On Monday, I spent time in prayer, journaling and Word. I also spent a good part of the day preparing for Cross Country practice and being there. But maybe my favorite part of the day came that night. Marty is a guy connected with Refuge through my ministry as a chaplain at the Barron County Justice Center (BCJC). He was released in late spring and has been a resident of Heart Island in Rice Lake since then. Heart Island, which is shaped like a heart, sticks out into the south end of Rice Lake. It is the home of Benjamin’s House Emergency Shelter, the Heart Island Family Enrichment Center, the Guest House and two Catholic nuns – Sister Jean and Sister Claudine. In Marty’s journey since he was incarcerated last December he has moved from a tiny flex cell at the JC to one of  the dorms to an apartment at Benjamin’s House to the downstairs half of the Guest House duplex. Six months ago, he lived in a room a little bigger than a phone booth.
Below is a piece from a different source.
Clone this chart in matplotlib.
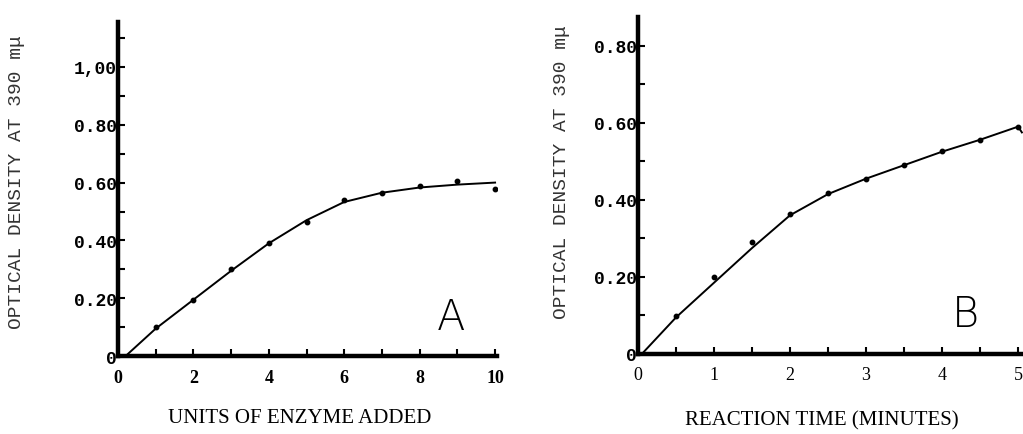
"""
Enzyme assay: optical density vs enzyme units (A) and reaction time (B).
"""

import matplotlib
matplotlib.use("Agg")
import matplotlib.pyplot as plt
from matplotlib.ticker import MultipleLocator

# panel A data
units = [1, 2, 3, 4, 5, 6, 7, 8, 9, 10]
od_units = [0.10, 0.195, 0.30, 0.39, 0.464, 0.54, 0.564, 0.588, 0.606, 0.578]
# drawn curve through panel A
curve_a_x = [0.2, 1, 2, 3, 4, 5, 6, 7, 8, 9, 10]
curve_a_y = [0.0, 0.095, 0.195, 0.295, 0.39, 0.47, 0.533, 0.565, 0.583, 0.593, 0.60]

# panel B data
minutes = [0.5, 1.0, 1.5, 2.0, 2.5, 3.0, 3.5, 4.0, 4.5, 5.0]
od_time = [0.099, 0.20, 0.29, 0.364, 0.418, 0.455, 0.49, 0.527, 0.556, 0.59]
curve_b_x = [0.05, 0.5, 1.0, 1.5, 2.0, 2.5, 3.0, 3.5, 4.0, 4.5, 5.0, 5.05]
curve_b_y = [0.0, 0.095, 0.185, 0.275, 0.36, 0.415, 0.455, 0.49, 0.525, 0.556, 0.59, 0.575]

a_yticks = [0, 0.2, 0.4, 0.6, 0.8, 1.0]
a_yticklabels = ["0", "0.20", "0.40", "0.60", "0.80", "1,00"]
a_xticks = [0, 2, 4, 6, 8, 10]
b_yticks = [0, 0.2, 0.4, 0.6, 0.8]
b_yticklabels = ["0", "0.20", "0.40", "0.60", "0.80"]
b_xticks = [0, 1, 2, 3, 4, 5]

YLABEL = "OPTICAL DENSITY AT 390 m\u03bc"

fig = plt.figure(figsize=(10.23, 4.35), dpi=100)
ax1 = fig.add_axes([0.1153, 0.179, 0.3705, 0.768])
ax2 = fig.add_axes([0.6237, 0.184, 0.3767, 0.775])


def style_axes(ax):
    """Thick left/bottom spines, inward ticks."""
    for side in ("top", "right"):
        ax.spines[side].set_visible(False)
    for side in ("left", "bottom"):
        ax.spines[side].set_linewidth(3.2)
    ax.tick_params(which="both", direction="in", width=1.5, length=5)
    ax.tick_params(axis="x", which="both", pad=9)
    ax.tick_params(axis="y", which="both", pad=1)


# ---- panel A
ax1.plot(curve_a_x, curve_a_y, color="black", lw=1.4)
ax1.plot(units, od_units, "o", color="black", ms=3.2)
ax1.set_xlim(0, 10.05)
ax1.set_ylim(0, 1.155)
style_axes(ax1)
ax1.set_yticks(a_yticks)
ax1.set_yticklabels(a_yticklabels, family="Liberation Mono", fontweight="bold", fontsize=13)
ax1.yaxis.set_minor_locator(MultipleLocator(0.1))
ax1.set_xticks(a_xticks)
ax1.set_xticklabels([str(t) for t in a_xticks], family="Liberation Serif", fontweight="bold", fontsize=13)
ax1.xaxis.set_minor_locator(MultipleLocator(1))
ax1.set_ylabel(YLABEL, family="Liberation Mono", fontsize=14, color="#333333")
ax1.yaxis.set_label_coords(-0.245, 0.524)
fig.text(0.293, 0.039, "UNITS OF ENZYME ADDED", family="Liberation Serif",
         fontsize=15, ha="center", va="center")
ax1.text(0.88, 0.12, "A", transform=ax1.transAxes, family="DejaVu Sans",
         fontsize=30, fontweight="light", ha="center", va="center")

# ---- panel B
ax2.plot(curve_b_x, curve_b_y, color="black", lw=1.4, clip_on=False)
ax2.plot(minutes, od_time, "o", color="black", ms=3.2, clip_on=False)
ax2.set_xlim(0, 5.07)
ax2.set_ylim(0, 0.875)
style_axes(ax2)
ax2.set_yticks(b_yticks)
ax2.set_yticklabels(b_yticklabels, family="Liberation Mono", fontweight="bold", fontsize=13)
ax2.yaxis.set_minor_locator(MultipleLocator(0.1))
ax2.set_xticks(b_xticks)
ax2.set_xticklabels([str(t) for t in b_xticks], family="Liberation Serif", fontsize=13)
ax2.xaxis.set_minor_locator(MultipleLocator(0.5))
ax2.set_ylabel(YLABEL, family="Liberation Mono", fontsize=14, color="#333333")
ax2.yaxis.set_label_coords(-0.177, 0.543)
fig.text(0.803, 0.032, "REACTION TIME (MINUTES)", family="Liberation Serif",
         fontsize=15, ha="center", va="center")
ax2.text(0.85, 0.12, "B", transform=ax2.transAxes, family="DejaVu Sans",
         fontsize=30, fontweight="light", ha="center", va="center")

fig.savefig("out.png", dpi=100)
Now he has a room with a view looking over the bay – and the good news is he doesn’t have to pay taxes on it!

Color walk October 1991
 He hasn’t been feeling well for awhile and when he finally went to the doctor a few weeks ago he pronounced the death sentence on him: he has inoperable, terminal cancer. Apparently, it has progressed so far that while they could attempt treatment, it was the doctor’s opinion that it was too late to do anything except make him comfortable. In any case, Monday night I went up to see him and I brought Troy along. Troy, a former resident of the JC himself and now my partner in ministry to the inmates there, met Marty when I brought him to Refuge back in August. It wasn’t that they struck up an instant friendship but having both been former members of “the fellowship of the orange jumpsuit” they are connected by common experience. As we sat in Marty’s front room with the Sisters and his large Great Dane, Katie, laying between us, while I was the pastor it was Troy that Marty was listening to that night. And that made this moment common to every pastor very special indeed. A guy I had the blessing to lead to Christ and begin to disciple last year was sharing comfort and encouragement with a guy who began his Christian journey again just a few months ago. Before we left, I prayed and anointed Marty with oil but fittingly Troy got the last prayer in.

Christmas program Dec 1991
 That’s how my first day of my 22nd year ended, me and a former inmate of the Justice Center praying over another former inmate and homeless man dying of cancer. I had hoped to spend some time in prayer and reflection before I called it a day – a spiritual exercise in rededication to the work God has called me to - but when I got home, my early morning routine caught up with me and I was in bed and asleep before 10. I was up by 4 a.m. the next morning and soon after on the road running going after my next ten miles and at the onset of my next year of service in this wonderful place God has put me.